I thought that personal support, loyalty and understanding were something we shared. I have been seriously abused in that regard. I was particularly concerned when the Hon. Helen Sham-Ho referred to how lucky it was that we did not have a bigger defeat in the October 1998 Federal election. Unfortunately for her we did have a bad result but we did win the election. The Prime Minister and his excellent Deputy Prime Minister, until yesterday, have been running the show in Canberra.
The Hon. Helen Sham-Ho made the point that there were swings against the Coalition and that the loss of many marginal seats showed people’s disgust for and disappointment with the Liberal Party. In fact, in New South Wales - her home turf, the only place that will publish her - we lost just one seat, Paterson. It was mainly because of the beat-up by the Hon. Helen Sham-Ho of her own position to achieve notoriety in her own right that we had a focus on what she called racism and all the other ugly terms she used.
I am astonished and surprised that the Hon. Helen Sham-Ho persists in trying to justify her position. It is clearly unjustifiable. Each time she digs the hole, she digs herself in deeper. It is my belief that she should examine her position carefully and come back to this House with a better explanation than she has given to date as to why, through ambition or otherwise, she has trodden the path she has trodden, and meanwhile turned her back on her loyal friends and supporters on every occasion. It is an understatement to say that it has hurt me deeply and personally. Her continued justifications - if that is what they are - are nothing but a sham.
I hope that during the recess the Hon. Helen Sham-Ho realises her position and that she will come back to this place and say, "I am ambitious. I go with the flow. I go where ambition takes me." If she were perfectly honest like that, we would all understand. But it is unjustifiable, unreasonable and unacceptable of her to try to cloak her resignation from the Liberal Party in some other way, damaging people along the way.
The Hon. D. J. Gay: She was beaten by a better person; she was beaten by Virginia Chadwick.
The Hon. Dr B. P. V. PEZZUTTI: That is right.

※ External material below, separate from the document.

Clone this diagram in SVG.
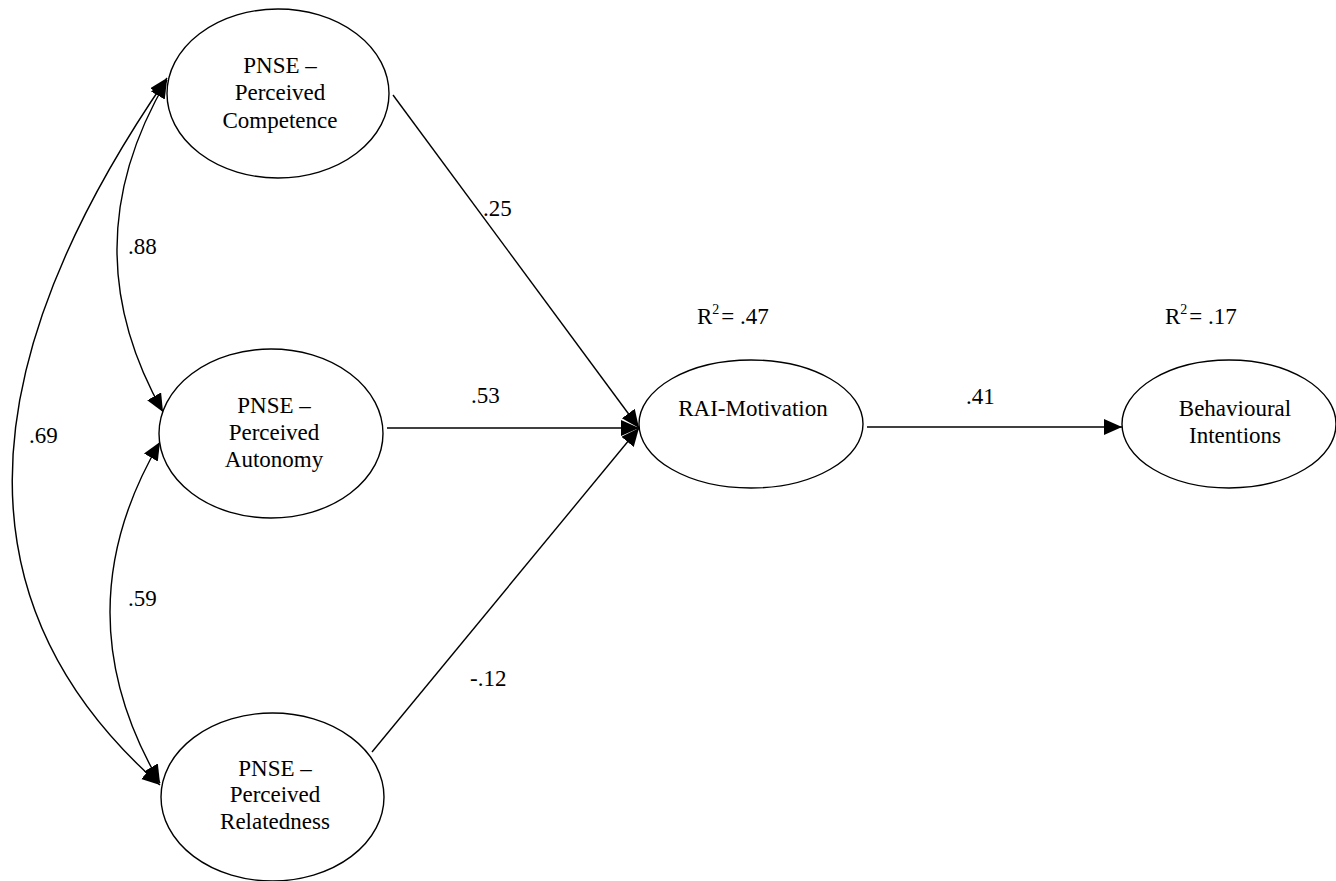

THE HONOURABLE TIM FISCHER
The Hon. H. S. TSANG [2.06 a.m.]: I echo the remarks made by my leader in this House about the Hon. Tim Fischer. I travelled with Tim Fischer on the inaugural Qantas flights to China. During the flight everyone joked about Tim Fischer and the way he dressed, especially when he wore his Akubra hat. But when we arrived in Shanghai and he walked down the ramp in his Akubra hat and waved to the crowd of Chinese people waiting to welcome him, he did Australia proud.
Tim Fischer carries himself well. He might be an ocker, but he is a well-respected one. During the trip to Shanghai Tim Fischer performed great service for Australia. He has brought about an enormous increase in trade between Australia and China. On return to Australia I met him several times when he received delegations from China. During those times he was a tremendous host and a respected politician. He does not regard political allies, whether they be Labor or Liberal, as being important for Australia, but he does regard trade as being important for Australia. I have great respect for the Hon. Tim Fischer. I wish him and his family well.
Motion agreed to.
House adjourned at 2.08 a.m., Friday, until Tuesday 7 September 1999 at 2.30 p.m.